United States v. Ganias

Citation and Court

755 F.3d 125 (2d Cir. 2014), vacated on rehearing en banc, 824 F.3d 199 (2d Cir. 2016)

Facts

The Army Criminal Investigation Command executed a warrant to search computers belonging to an accounting firm for records related to two government contractors. Agents made mirror-image copies of all hard drives, including files outside the warrant’s scope. Over two years later, the government obtained a new warrant and searched the retained mirror images, discovering evidence that Ganias had committed personal tax fraud. He moved to suppress, arguing that retaining the non-responsive files for two years and then re-searching them violated the Fourth Amendment.

Issue

Whether the government’s retention of a forensic mirror image of a computer beyond the period authorized by the original warrant, and its subsequent search of that image under a later warrant, violates the Fourth Amendment.

Holding

The Second Circuit panel held that indefinitely retaining non-responsive computer files seized under a warrant and later searching them violates the Fourth Amendment; the en banc court reversed, finding that the good-faith exception applied and declining to resolve the underlying constitutional question definitively.

Rule / Doctrine

The panel’s rule — that ongoing retention of non-responsive digital data outside the warrant’s scope and its later search requires independent authorization — reflects the principle that the Fourth Amendment limits not only the initial seizure but also the continued retention and use of data.

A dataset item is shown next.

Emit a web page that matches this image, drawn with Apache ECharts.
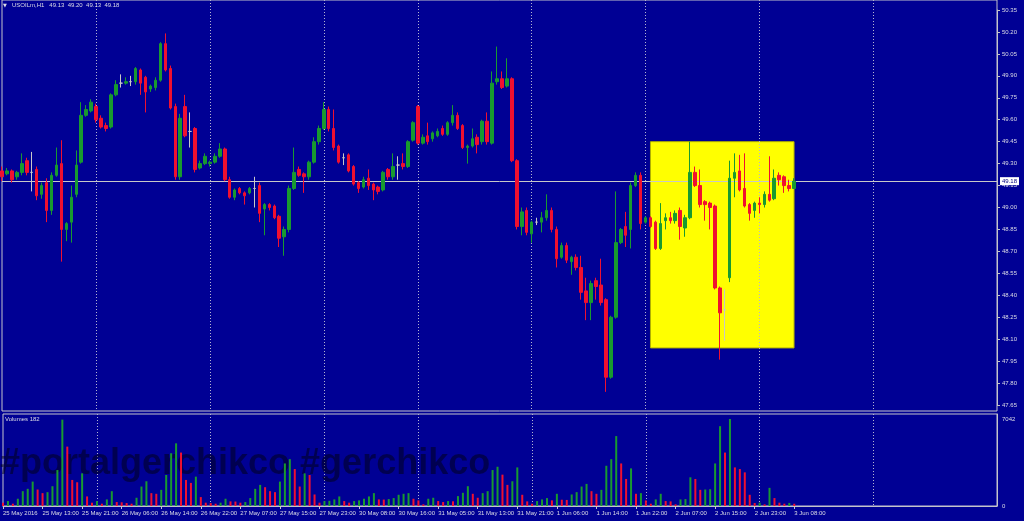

The government must purge or return data that falls outside the scope of the original warrant once the authorized search is complete, or obtain new authorization for ongoing retention.

Significance

Ganias is the leading Second Circuit case on the “over-seizure” problem in digital searches: when the government seizes a forensic mirror image of an entire drive, it inevitably captures data beyond the warrant’s scope. The case highlights ongoing tensions between digital forensic necessity and Fourth Amendment particularity, and the panel opinion (though vacated) is widely cited in the debate over whether the government may retain non-responsive data indefinitely.